The survey, conducted by the nonpartisan Pew Hispanic Center, found that Latinos in the United States are generally satisfied with their own lives and optimistic about the future. Yet many are wary of negative reactions prompted by heightened attention to undocumented immigration in Congress and the presidential campaign trail, and they increasingly cite discrimination as a problem.
Sixty-four percent said the immigration debate and Congress' failure to enact bills revamping immigration laws has made life harder for Latinos. Just more than half said the increased attention to immigration has hurt them personally, ranging from 12 percent who said they are having more trouble keeping a job to 24 percent who said they are less likely to travel outside the U.S.
A minority—41 percent—said they or someone close has experienced discrimination in the past five years. That proportion has grown since 31 percent said so in a 2002 poll by Pew and the Kaiser Family Foundation. Roughly eight in 10 say they think discrimination against Hispanics is a problem in schools, the workplace and when it comes to success in the United States, with an increase in those citing school discrimination since 2002 and the other numbers changing little.
``Hispanics in this country are feeling vulnerable in the current political and policy environment,'' said Paul Taylor, acting director of the center.
There are about 47 million Latinos in the U.S., about 16 percent of the country's population. President George W. Bush and Congress have flopped in their efforts to enact legislation dealing with the country's 12 million illegal immigrants, which include many Latinos, but increased deportations and tighter limits on government benefits have put pressure on the Latino communities.
The issue has also become a major one in the 2008 presidential campaign, particularly with Republican candidates who have stressed how they would crack down on a problem widely cited by Republican voters as a top concern.
The poll found 53 percent of Latinos said they worry about deportation for themselves, a relative or close friend, including 33 percent who said they worry about it a lot. While foreign-born Latinos were most anxious, even one in three native-born Latinos—who are all U.S. citizens—expressed worry.
Seven in 10 Latinos say their own quality of life is either good or excellent, yet they are widely divided over the status of the nation's Latinos overall. One in three say that nationally, the situation for Latinos has worsened over the past year, a quarter say it has improved and nearly four in 10 say it has stayed the same.
Even so, the survey found, more than three-fourths are confident that Latino children will do better economically than Latinos are doing today.
The study also found that 75 percent of Latinos said undocumented immigrants help the economy by providing low-cost workers, while 17 percent said it hurts by driving down wages. By 48 percent to 40 percent, more non-Latinos said it has hurt the economy.

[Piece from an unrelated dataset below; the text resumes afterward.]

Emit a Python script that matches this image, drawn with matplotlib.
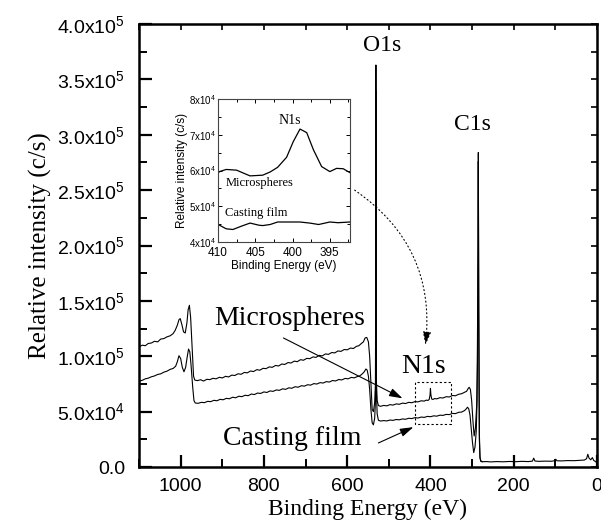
import numpy as np
import matplotlib
matplotlib.use("Agg")
import matplotlib.pyplot as plt
from matplotlib.ticker import FuncFormatter, MultipleLocator
from matplotlib.patches import Rectangle

plt.rcParams['mathtext.fontset'] = 'custom'
plt.rcParams['mathtext.rm'] = 'Liberation Sans'
plt.rcParams['mathtext.it'] = 'Liberation Sans:italic'
plt.rcParams['mathtext.bf'] = 'Liberation Sans:bold'

SANS = 'Liberation Sans'
SERIF = 'Liberation Serif'

# ---------------- main survey spectra (binding energy eV, counts/s) --------
micro_E = [1100, 1092, 1085, 1078, 1070, 1063, 1055, 1048, 1040, 1033, 1025, 1018,
           1013, 1008, 1004, 1001, 997, 993, 989, 985, 982, 979, 976, 972, 969, 966,
           960, 952, 945, 937, 930, 922, 915, 907, 900, 892, 885, 877, 870, 862, 855,
           847, 840, 832, 825, 817, 810, 802, 795, 787, 780, 772, 765, 757, 750, 742,
           735, 727, 720, 712, 705, 697, 690, 682, 675, 667, 660, 652, 645, 637, 630,
           622, 615, 607, 600, 592, 585, 578, 572, 566, 561, 557, 553, 549, 546, 543,
           540, 537, 534, 532, 531, 530, 528, 525, 520, 512, 505, 497, 490, 482, 475,
           467, 460, 452, 445, 437, 430, 422, 415, 410, 406, 403, 401, 400, 399, 397,
           394, 390, 385, 377, 370, 362, 355, 347, 340, 332, 325, 318, 313, 310, 307,
           304, 301, 298, 295, 292, 289, 287, 285.5, 285, 284, 282.5, 281, 279, 275,
           265, 255, 240, 225, 210, 195, 180, 165, 155, 152, 149, 140, 125, 110, 102,
           99, 96, 85, 70, 55, 40, 30, 25, 22, 19, 15, 11, 8, 4, 0]
micro_I = [108.5, 110.0, 109.5, 111.5, 112.0, 113.5, 113.0, 115.5, 116.0, 117.5, 118.5, 120.5,
           123.5, 128.0, 133.0, 134.0, 128.5, 122.0, 121.0, 130.0, 142.0, 146.0, 135.0, 105.0, 82.0, 78.5,
           78.0, 78.8, 77.6, 79.2, 78.9, 80.1, 79.6, 81.0, 80.4, 81.9, 81.3, 83.0, 82.6, 84.2, 83.7,
           85.4, 85.0, 86.7, 86.2, 87.9, 87.4, 89.1, 88.8, 90.4, 90.0, 91.7, 91.2, 93.0, 92.6, 94.3,
           93.9, 95.6, 95.1, 96.9, 96.4, 98.1, 97.8, 99.4, 99.0, 100.8, 100.3, 102.1, 101.7, 103.4, 103.0,
           104.8, 104.4, 106.1, 105.8, 107.4, 107.0, 108.9, 109.5, 111.5, 113.0, 116.5, 117.0, 113.0, 100.0, 75.0,
           52.0, 50.0, 58.0, 75.0, 363.0, 80.0, 60.0, 55.5, 54.8, 55.6, 55.2, 56.3, 55.9, 57.0, 56.6,
           57.7, 57.3, 58.4, 58.0, 59.1, 58.8, 59.8, 59.5, 60.4, 60.1, 61.0, 65.0, 71.0, 65.5, 61.4,
           61.0, 61.8, 61.5, 62.6, 62.3, 63.5, 63.2, 64.6, 64.3, 65.7, 66.2, 67.5, 68.4, 70.5, 72.0,
           70.0, 60.0, 42.0, 28.0, 35.0, 55.0, 95.0, 200.0, 284.0, 150.0, 30.0, 9.0, 5.5, 4.8,
           4.9, 4.6, 4.9, 4.7, 5.0, 4.8, 5.1, 4.9, 5.3, 8.0, 5.4, 5.1, 5.3, 5.2, 5.6,
           7.0, 5.6, 5.5, 5.8, 5.7, 6.0, 6.3, 7.5, 11.5, 8.0, 6.5, 8.5, 6.0, 5.0, 4.0]

cast_E = [1100, 1092, 1085, 1078, 1070, 1063, 1055, 1048, 1040, 1033, 1025, 1018,
          1012, 1008, 1004, 1000, 996, 992, 988, 984, 981, 978, 975, 971, 968, 965,
          958, 950, 943, 935, 928, 920, 913, 905, 898, 890, 883, 875, 868, 860, 853,
          845, 838, 830, 823, 815, 808, 800, 793, 785, 778, 770, 763, 755, 748, 740,
          733, 725, 718, 710, 703, 695, 688, 680, 673, 665, 658, 650, 643, 635, 628,
          620, 613, 605, 598, 590, 583, 576, 570, 564, 559, 555, 552, 549, 546, 543,
          540, 537, 534, 532, 531, 530, 528, 525, 520, 512, 505, 497, 490, 482, 475,
          467, 460, 452, 445, 437, 430, 422, 415, 407, 400, 392, 385, 377, 370, 362,
          355, 347, 340, 332, 325, 318, 314, 311, 308, 305, 302, 299, 296, 293, 290,
          288, 286.5, 285, 284, 282.5, 281, 279, 276]
cast_I = [77.5, 78.3, 79.6, 80.2, 81.5, 82.2, 83.6, 84.1, 85.7, 86.5, 88.2, 89.0,
          91.0, 95.0, 100.5, 98.0, 90.0, 86.0, 90.0, 100.0, 106.5, 104.0, 92.0, 72.0, 60.0, 57.8,
          57.5, 58.4, 58.1, 59.3, 59.0, 60.2, 59.8, 61.1, 60.7, 62.0, 61.6, 63.0, 62.5, 63.9, 63.5,
          64.8, 64.4, 65.9, 65.4, 66.8, 66.4, 67.8, 67.3, 68.7, 68.3, 69.6, 69.2, 70.6, 70.1, 71.5,
          71.1, 72.5, 72.0, 73.4, 73.0, 74.3, 73.9, 75.3, 74.9, 76.2, 75.8, 77.1, 76.7, 78.1, 77.7,
          79.0, 78.6, 80.0, 79.6, 80.9, 80.5, 81.6, 82.2, 84.0, 86.0, 88.5, 87.5, 82.0, 70.0, 52.0,
          40.0, 38.0, 44.0, 60.0, 340.0, 70.0, 48.0, 42.2, 41.5, 41.9, 41.6, 42.4, 42.1, 42.9, 42.6,
          43.4, 43.1, 44.0, 43.7, 44.6, 44.2, 45.1, 44.8, 45.7, 45.4, 46.2, 45.9, 46.8, 46.6, 47.5,
          47.3, 48.4, 48.2, 49.4, 49.6, 51.0, 52.5, 54.0, 52.5, 47.0, 35.0, 22.0, 13.0, 18.0, 32.0,
          60.0, 150.0, 276.0, 140.0, 25.0, 8.0, 5.0, 4.7]

# ---------------- inset: N1s region ----------------------------------------
ins_E_micro = [410, 409.8, 408.9, 407.5, 406.5, 405.7, 404.0, 403.0, 402.0, 400.8, 399.9,
               399.0, 398.1, 397.2, 396.1, 395.0, 394.1, 393.2, 392.3]
ins_I_micro = [5.92, 5.97, 6.03, 6.01, 5.92, 5.85, 5.87, 5.96, 6.09, 6.37, 6.81,
               7.16, 7.06, 6.58, 6.11, 5.97, 6.06, 6.05, 5.94]
ins_E_cast = [410, 409.8, 408.9, 408.0, 406.9, 405.7, 404.5, 404.0, 403.0, 402.0, 400.5,
              399.0, 397.7, 396.5, 395.0, 393.9, 392.3]
ins_I_cast = [4.49, 4.47, 4.37, 4.35, 4.44, 4.53, 4.47, 4.46, 4.49, 4.56, 4.56,
              4.56, 4.53, 4.49, 4.56, 4.54, 4.56]

main_yticks = [0, 5e4, 1e5, 1.5e5, 2e5, 2.5e5, 3e5, 3.5e5, 4e5]
main_xticks = [1000, 800, 600, 400, 200, 0]
inset_xticks = [410, 405, 400, 395]
inset_yticks = [4e4, 5e4, 6e4, 7e4, 8e4]

fig = plt.figure(figsize=(6.01, 5.29), dpi=100)
ax = fig.add_axes([0.2313, 0.1172, 0.762, 0.8374])

ax.plot(micro_E, np.array(micro_I) * 1e3, color='black', lw=0.8)
ax.plot(cast_E, np.array(cast_I) * 1e3, color='black', lw=0.8)
ax.set_xlim(1100, 0)
ax.set_ylim(0, 4e5)

def yfmt(v, pos):
    if abs(v) < 1:
        return '0.0'
    e = int(np.floor(np.log10(v) + 1e-9))
    m = v / 10 ** e
    return '%.1fx10$^{\\mathrm{%d}}$' % (m, e)

ax.set_yticks(main_yticks)
ax.yaxis.set_major_formatter(FuncFormatter(yfmt))
ax.yaxis.set_minor_locator(MultipleLocator(2.5e4))
ax.set_xticks(main_xticks)
ax.xaxis.set_minor_locator(MultipleLocator(100))
for s in ax.spines.values():
    s.set_linewidth(1.8)
ax.tick_params(which='major', direction='in', length=9, width=1.6, labelsize=14, pad=8)
ax.tick_params(which='minor', direction='in', length=5.5, width=1.4)
ax.tick_params(axis='y', pad=10)
for lab in ax.get_xticklabels() + ax.get_yticklabels():
    lab.set_fontfamily(SANS)

sx = ax.secondary_xaxis('top')
sx.set_xticks(np.arange(0, 1101, 100))
sx.tick_params(direction='in', length=4, width=1.2, labeltop=False)
sy = ax.secondary_yaxis('right')
sy.set_yticks(np.arange(0, 4.01e5, 2.5e4))
sy.tick_params(direction='in', length=4, width=1.2, labelright=False)

ax.set_xlabel('Binding Energy (eV)', fontfamily=SERIF, fontsize=17, labelpad=3)
ax.set_ylabel('Relative intensity (c/s)', fontfamily=SERIF, fontsize=18, labelpad=4)

# peak labels
ax.text(517, 381e3, 'O1s', fontfamily=SERIF, fontsize=17, ha='center', va='center')
ax.text(298, 309e3, 'C1s', fontfamily=SERIF, fontsize=17, ha='center', va='center')
ax.text(416, 91e3, 'N1s', fontfamily=SERIF, fontsize=20, ha='center', va='center')
ax.text(737, 134e3, 'Microspheres', fontfamily=SERIF, fontsize=20, ha='center', va='center')
ax.text(733, 26e3, 'Casting film', fontfamily=SERIF, fontsize=20, ha='center', va='center')

ax.annotate('', xy=(467, 62e3), xytext=(753, 116.5e3),
            arrowprops=dict(arrowstyle='-|>,head_length=0.8,head_width=0.25',
                            color='black', lw=0.8, shrinkA=0, shrinkB=0))
ax.annotate('', xy=(441, 36e3), xytext=(525, 21.7e3),
            arrowprops=dict(arrowstyle='-|>,head_length=0.8,head_width=0.25',
                            color='black', lw=0.8, shrinkA=0, shrinkB=0))
ax.add_patch(Rectangle((351, 38.8e3), 87, 38e3, fill=False, ls=(0, (2, 2)),
                       lw=0.8, ec='black'))
ax.annotate('', xy=(412, 110e3), xytext=(582, 250e3),
            arrowprops=dict(arrowstyle='-|>,head_length=0.8,head_width=0.25',
                            color='black', lw=0.8, ls=(0, (1, 2.5)),
                            connectionstyle='arc3,rad=-0.3', shrinkA=0, shrinkB=0))

# ---------------- inset ----------------
ins = fig.add_axes([0.3627, 0.5425, 0.2196, 0.2703])
ins.plot(ins_E_micro, np.array(ins_I_micro) * 1e4, color='black', lw=0.9)
ins.plot(ins_E_cast, np.array(ins_I_cast) * 1e4, color='black', lw=0.9)
ins.set_xlim(410, 392.3)
ins.set_ylim(4e4, 8e4)
ins.set_xticks(inset_xticks)
ins.xaxis.set_minor_locator(MultipleLocator(2.5))
ins.set_yticks(inset_yticks)
ins.yaxis.set_minor_locator(MultipleLocator(5e3))
ins.yaxis.set_major_formatter(FuncFormatter(
    lambda v, p: '%dx10$^{\\mathrm{4}}$' % int(round(v / 1e4))))
for s in ins.spines.values():
    s.set_linewidth(0.8)
    s.set_color('#444444')
ins.tick_params(which='both', direction='in', top=True, right=True, width=0.7)
ins.tick_params(which='major', length=3)
ins.tick_params(which='minor', length=2)
ins.tick_params(axis='x', labelsize=8.5, pad=3.5)
ins.tick_params(axis='y', labelsize=7, pad=1.5)
for lab in ins.get_xticklabels() + ins.get_yticklabels():
    lab.set_fontfamily(SANS)
ins.set_xlabel('Binding Energy (eV)', fontfamily=SANS, fontsize=8.5, labelpad=1)
ins.set_ylabel('Relative intensity (c/s)', fontfamily=SANS, fontsize=8.5, labelpad=1)
ins.text(400.4, 7.4e4, 'N1s', fontfamily=SERIF, fontsize=10, ha='center', va='center')
ins.text(409.0, 5.64e4, 'Microspheres', fontfamily=SERIF, fontsize=9, ha='left', va='center')
ins.text(409.1, 4.82e4, 'Casting film', fontfamily=SERIF, fontsize=9, ha='left', va='center')

fig.savefig('out.png', dpi=100)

Large numbers of Latinos opposed steps taken to crack down on undocumented immigration, including 75 percent who oppose workplace raids and 55 percent who object to states checking immigration status before providing driver's licenses.
The poll was conducted from Oct. 3 through Nov. 9 and involved telephone interviews with 2,003 Latino adults. It had a margin of sampling error of plus or minus 2.7 percentage points.